Supplied material:

-*-*-

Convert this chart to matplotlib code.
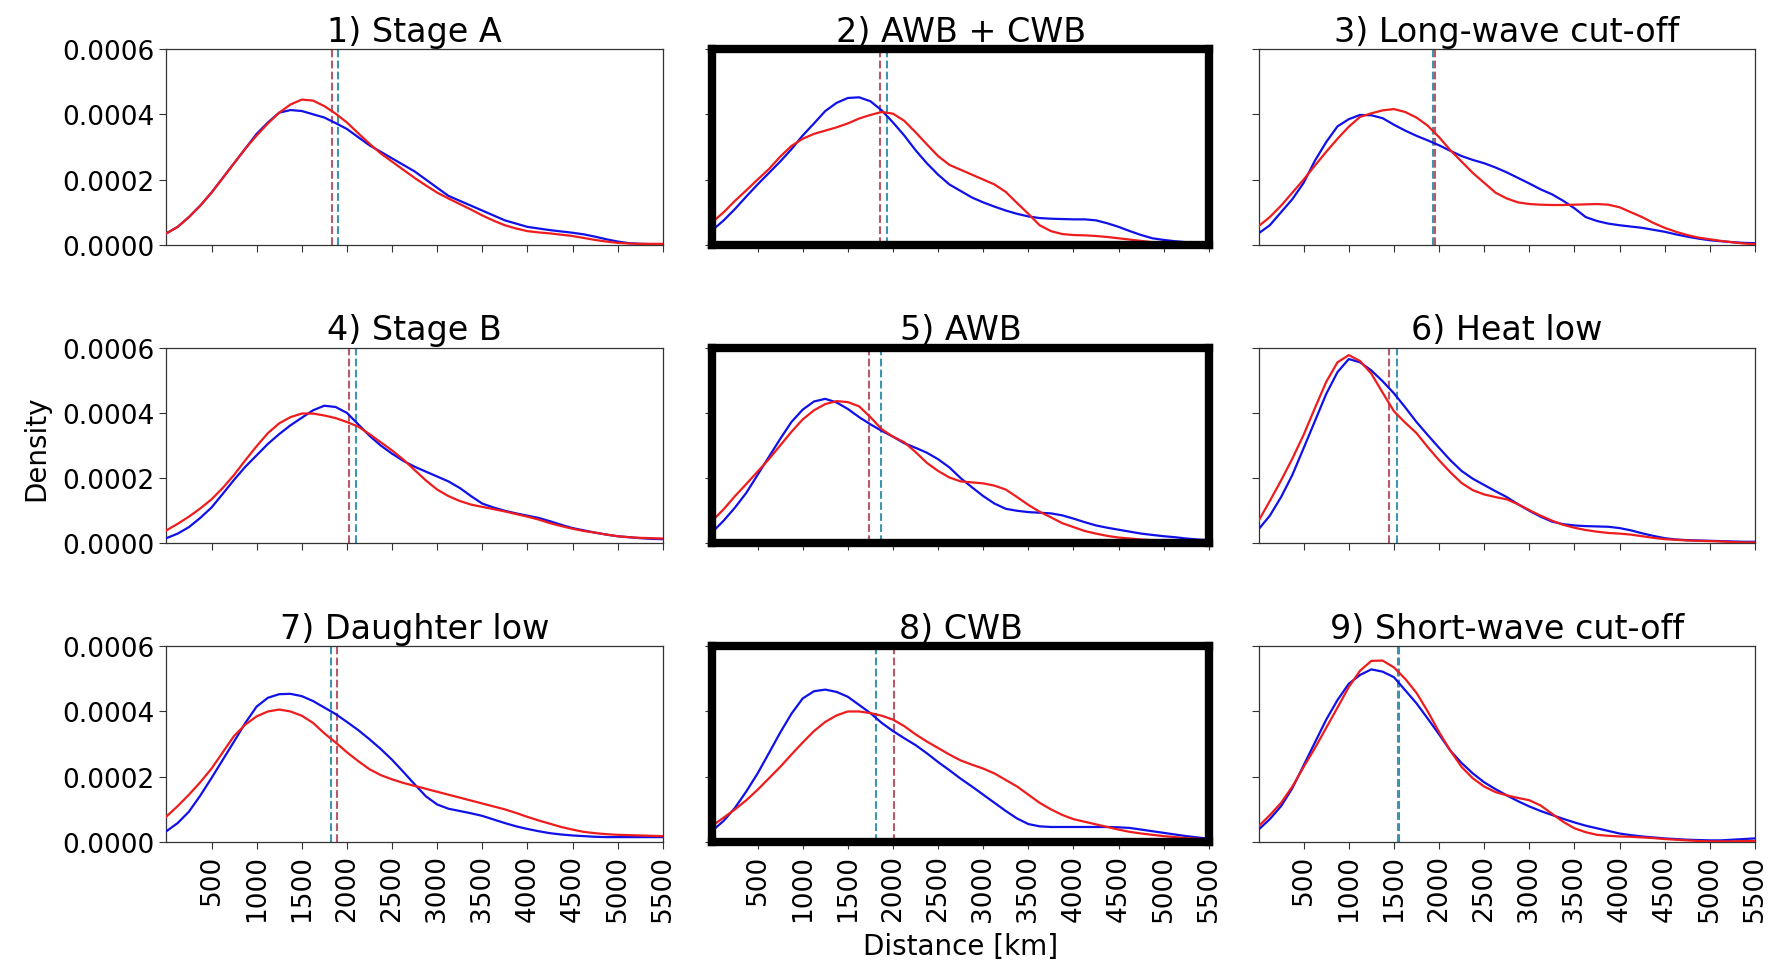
import numpy as np
import matplotlib
matplotlib.use("Agg")
import matplotlib.pyplot as plt
from matplotlib.ticker import FormatStrFormatter

# Distance grid (km) at which the density curves are tabulated
distance_km = list(range(0, 5501, 125))

panel_titles = ["1) Stage A", "2) AWB + CWB", "3) Long-wave cut-off",
                "4) Stage B", "5) AWB", "6) Heat low",
                "7) Daughter low", "8) CWB", "9) Short-wave cut-off"]

# Density values in units of 1e-4 per km
blue_1 = [0.35, 0.55, 0.85, 1.2, 1.6, 2.05, 2.5, 2.95, 3.4, 3.75, 4.05, 4.13, 4.1, 4.0, 3.9, 3.73,
          3.55, 3.3, 3.05, 2.85, 2.65, 2.45, 2.25, 2.0, 1.75, 1.5, 1.35, 1.2, 1.05, 0.9, 0.75,
          0.65, 0.55, 0.5, 0.45, 0.41, 0.37, 0.32, 0.25, 0.17, 0.1, 0.05, 0.03, 0.02, 0.02]
red_1 = [0.35, 0.55, 0.85, 1.2, 1.6, 2.05, 2.5, 2.95, 3.35, 3.72, 4.05, 4.3, 4.45, 4.42, 4.25, 4.02,
         3.75, 3.42, 3.1, 2.8, 2.55, 2.3, 2.05, 1.82, 1.6, 1.42, 1.25, 1.08, 0.9, 0.74, 0.6,
         0.5, 0.42, 0.38, 0.35, 0.31, 0.27, 0.21, 0.15, 0.1, 0.06, 0.04, 0.03, 0.03, 0.03]

blue_2 = [0.45, 0.75, 1.1, 1.48, 1.85, 2.2, 2.55, 2.93, 3.35, 3.72, 4.1, 4.35, 4.5, 4.52, 4.4, 4.12,
          3.75, 3.35, 2.9, 2.5, 2.15, 1.85, 1.65, 1.45, 1.3, 1.17, 1.05, 0.95, 0.87, 0.82, 0.8,
          0.79, 0.78, 0.78, 0.75, 0.66, 0.55, 0.42, 0.3, 0.2, 0.15, 0.11, 0.08, 0.06, 0.05]
red_2 = [0.7, 1.0, 1.35, 1.67, 2.0, 2.32, 2.7, 3.03, 3.25, 3.4, 3.5, 3.6, 3.72, 3.87, 3.98, 4.07,
         4.02, 3.8, 3.45, 3.08, 2.72, 2.45, 2.3, 2.15, 2.0, 1.85, 1.62, 1.28, 0.95, 0.6, 0.42,
         0.33, 0.3, 0.29, 0.27, 0.24, 0.2, 0.16, 0.12, 0.08, 0.06, 0.04, 0.03, 0.02, 0.02]

blue_3 = [0.35, 0.6, 1.0, 1.4, 1.9, 2.58, 3.15, 3.63, 3.85, 3.98, 3.97, 3.88, 3.68, 3.5, 3.34, 3.2,
          3.05, 2.88, 2.72, 2.6, 2.5, 2.37, 2.22, 2.05, 1.88, 1.7, 1.55, 1.35, 1.12, 0.85, 0.73,
          0.65, 0.6, 0.56, 0.52, 0.46, 0.4, 0.32, 0.25, 0.19, 0.14, 0.11, 0.08, 0.06, 0.05]
red_3 = [0.57, 0.85, 1.2, 1.6, 2.0, 2.43, 2.85, 3.25, 3.62, 3.92, 4.03, 4.12, 4.16, 4.07, 3.9, 3.65,
         3.3, 2.9, 2.55, 2.2, 1.9, 1.6, 1.42, 1.3, 1.25, 1.23, 1.22, 1.22, 1.23, 1.24, 1.25,
         1.23, 1.15, 1.0, 0.85, 0.67, 0.52, 0.4, 0.3, 0.22, 0.17, 0.12, 0.08, 0.04, 0.02]

blue_4 = [0.16, 0.3, 0.5, 0.78, 1.1, 1.52, 1.95, 2.35, 2.7, 3.05, 3.35, 3.62, 3.85, 4.08, 4.22, 4.18,
          4.0, 3.65, 3.3, 3.0, 2.75, 2.53, 2.35, 2.2, 2.05, 1.9, 1.7, 1.45, 1.22, 1.1, 1.0,
          0.92, 0.85, 0.78, 0.68, 0.57, 0.47, 0.4, 0.33, 0.27, 0.22, 0.19, 0.16, 0.14, 0.13]
red_4 = [0.4, 0.6, 0.82, 1.07, 1.35, 1.7, 2.1, 2.55, 2.98, 3.38, 3.68, 3.87, 3.98, 3.98, 3.92, 3.84,
         3.72, 3.58, 3.35, 3.1, 2.85, 2.57, 2.25, 1.93, 1.65, 1.45, 1.3, 1.19, 1.12, 1.05, 0.98,
         0.9, 0.82, 0.73, 0.62, 0.53, 0.45, 0.38, 0.33, 0.27, 0.22, 0.19, 0.17, 0.16, 0.15]

blue_5 = [0.35, 0.7, 1.1, 1.55, 2.1, 2.65, 3.2, 3.72, 4.1, 4.35, 4.43, 4.32, 4.12, 3.87, 3.65, 3.45,
          3.27, 3.07, 2.93, 2.78, 2.58, 2.33, 2.0, 1.72, 1.45, 1.22, 1.06, 1.0, 0.96, 0.94, 0.92,
          0.86, 0.76, 0.65, 0.55, 0.48, 0.42, 0.36, 0.3, 0.26, 0.22, 0.19, 0.15, 0.12, 0.1]
red_5 = [0.7, 1.05, 1.45, 1.82, 2.2, 2.58, 3.0, 3.42, 3.8, 4.08, 4.27, 4.36, 4.33, 4.2, 3.87, 3.5,
         3.27, 3.1, 2.8, 2.47, 2.22, 2.02, 1.9, 1.87, 1.84, 1.77, 1.65, 1.42, 1.18, 0.97, 0.8,
         0.62, 0.5, 0.38, 0.3, 0.23, 0.18, 0.15, 0.12, 0.1, 0.08, 0.07, 0.06, 0.05, 0.05]

blue_6 = [0.43, 0.85, 1.42, 2.1, 2.92, 3.75, 4.58, 5.25, 5.65, 5.55, 5.3, 4.97, 4.6, 4.17, 3.72, 3.32,
          2.93, 2.55, 2.22, 1.98, 1.79, 1.6, 1.42, 1.2, 1.0, 0.82, 0.67, 0.59, 0.55, 0.53, 0.52,
          0.51, 0.47, 0.4, 0.31, 0.23, 0.16, 0.12, 0.1, 0.09, 0.08, 0.07, 0.06, 0.05, 0.05]
red_6 = [0.69, 1.3, 1.93, 2.6, 3.33, 4.15, 4.95, 5.55, 5.77, 5.59, 5.2, 4.62, 4.05, 3.7, 3.38, 2.95,
         2.55, 2.18, 1.85, 1.63, 1.5, 1.42, 1.35, 1.2, 1.02, 0.85, 0.7, 0.57, 0.48, 0.41, 0.36,
         0.32, 0.3, 0.27, 0.22, 0.17, 0.13, 0.11, 0.09, 0.08, 0.07, 0.06, 0.04, 0.03, 0.03]

blue_7 = [0.33, 0.58, 0.93, 1.42, 1.96, 2.52, 3.08, 3.65, 4.15, 4.42, 4.53, 4.54, 4.47, 4.32, 4.12, 3.92,
          3.68, 3.43, 3.15, 2.85, 2.52, 2.15, 1.77, 1.4, 1.15, 1.02, 0.95, 0.88, 0.8, 0.69, 0.58,
          0.48, 0.4, 0.33, 0.27, 0.23, 0.2, 0.18, 0.16, 0.15, 0.15, 0.15, 0.15, 0.15, 0.15]
red_7 = [0.78, 1.1, 1.45, 1.83, 2.25, 2.75, 3.25, 3.6, 3.85, 4.0, 4.06, 4.0, 3.87, 3.65, 3.33, 3.05,
         2.75, 2.48, 2.23, 2.05, 1.92, 1.81, 1.72, 1.63, 1.54, 1.45, 1.36, 1.27, 1.18, 1.09, 1.0,
         0.89, 0.77, 0.66, 0.56, 0.46, 0.38, 0.31, 0.27, 0.24, 0.22, 0.21, 0.2, 0.19, 0.18]

blue_8 = [0.35, 0.65, 1.05, 1.55, 2.1, 2.72, 3.35, 3.93, 4.4, 4.62, 4.67, 4.6, 4.45, 4.2, 3.95, 3.65,
          3.4, 3.18, 2.97, 2.72, 2.45, 2.2, 1.94, 1.7, 1.45, 1.2, 0.95, 0.72, 0.55, 0.48, 0.46,
          0.46, 0.46, 0.46, 0.46, 0.46, 0.45, 0.43, 0.38, 0.33, 0.28, 0.23, 0.18, 0.14, 0.1]
red_8 = [0.5, 0.75, 1.0, 1.28, 1.6, 1.95, 2.3, 2.68, 3.05, 3.4, 3.68, 3.88, 4.0, 4.0, 3.95, 3.87,
         3.75, 3.55, 3.3, 3.08, 2.88, 2.68, 2.5, 2.37, 2.25, 2.1, 1.9, 1.7, 1.45, 1.2, 1.0,
         0.83, 0.7, 0.62, 0.54, 0.46, 0.38, 0.31, 0.26, 0.22, 0.18, 0.15, 0.12, 0.1, 0.08]

blue_9 = [0.38, 0.7, 1.1, 1.65, 2.35, 3.05, 3.75, 4.35, 4.85, 5.12, 5.29, 5.22, 5.05, 4.65, 4.25, 3.78,
          3.3, 2.8, 2.42, 2.1, 1.83, 1.62, 1.43, 1.25, 1.09, 0.95, 0.83, 0.71, 0.6, 0.5, 0.42,
          0.34, 0.26, 0.21, 0.17, 0.14, 0.11, 0.09, 0.07, 0.06, 0.05, 0.05, 0.07, 0.09, 0.11]
red_9 = [0.48, 0.82, 1.2, 1.7, 2.3, 2.88, 3.5, 4.12, 4.75, 5.25, 5.55, 5.56, 5.35, 5.0, 4.57, 4.0,
         3.37, 2.8, 2.3, 1.95, 1.7, 1.53, 1.43, 1.35, 1.28, 1.12, 0.87, 0.62, 0.42, 0.3, 0.22,
         0.19, 0.17, 0.16, 0.14, 0.12, 0.09, 0.07, 0.05, 0.03, 0.02, 0.02, 0.02, 0.03, 0.03]

# Mean distances (km) marked with dashed lines
blue_means = [1900, 1930, 1935, 2100, 1865, 1530, 1828, 1816, 1550]
red_means = [1838, 1855, 1955, 2027, 1737, 1443, 1888, 2014, 1560]

# Panels highlighted with a heavy frame
highlighted = [1, 4, 7]

blue_series = [blue_1, blue_2, blue_3, blue_4, blue_5, blue_6, blue_7, blue_8, blue_9]
red_series = [red_1, red_2, red_3, red_4, red_5, red_6, red_7, red_8, red_9]

x_ticks = [500, 1000, 1500, 2000, 2500, 3000, 3500, 4000, 4500, 5000, 5500]
y_ticks = [0.0, 0.0002, 0.0004, 0.0006]

scale = 1e-4
xs = np.array(distance_km, dtype=float)
for s in blue_series + red_series:
    assert len(s) == len(xs), len(s)

fig, axes = plt.subplots(3, 3, figsize=(17.7, 9.62), dpi=100, sharex=True, sharey=True)
fig.subplots_adjust(left=0.094, right=0.9915, top=0.948, bottom=0.1237,
                    wspace=0.10, hspace=0.525)

for i, ax in enumerate(axes.flat):
    b = np.array(blue_series[i]) * scale
    r = np.array(red_series[i]) * scale
    ax.plot(xs, b, color="#1010e8", lw=1.6, zorder=3, solid_joinstyle="round")
    ax.plot(xs, r, color="#ee1c1c", lw=1.6, zorder=3, solid_joinstyle="round")
    ax.axvline(red_means[i], color="#b85a68", ls="--", lw=1.5, zorder=2)
    ax.axvline(blue_means[i], color="#3d95b0", ls="--", lw=1.5, zorder=2)
    ax.set_title(panel_titles[i], fontsize=24)
    ax.set_xlim(0, 5500)
    ax.set_ylim(0, 0.0006)
    ax.set_xticks(x_ticks)
    ax.set_yticks(y_ticks)
    ax.yaxis.set_major_formatter(FormatStrFormatter("%.4f"))
    ax.tick_params(axis="both", labelsize=19, length=5, color="#333333")
    ax.tick_params(axis="x", labelrotation=90)
    for sp in ax.spines.values():
        sp.set_color("#333333")
        sp.set_linewidth(0.9)
    if i in highlighted:
        for sp in ax.spines.values():
            sp.set_color("black")
            sp.set_linewidth(6)
            sp.set_capstyle("projecting")
            sp.set_joinstyle("round")
            sp.set_zorder(5)

axes[2, 1].set_xlabel("Distance [km]", fontsize=20, labelpad=8)
fig.text(0.0205, 0.534, "Density", rotation=90, fontsize=20, ha="center", va="center")

fig.savefig("out.png", dpi=100, facecolor="white")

-*-*-

Given exercise: In the data above, please extract the lines from the first one through the line with "from matplotlib.ticker import", exactly, and keep pictures out.

Written response:
Convert this chart to matplotlib code.
import numpy as np
import matplotlib
matplotlib.use("Agg")
import matplotlib.pyplot as plt
from matplotlib.ticker import FormatStrFormatter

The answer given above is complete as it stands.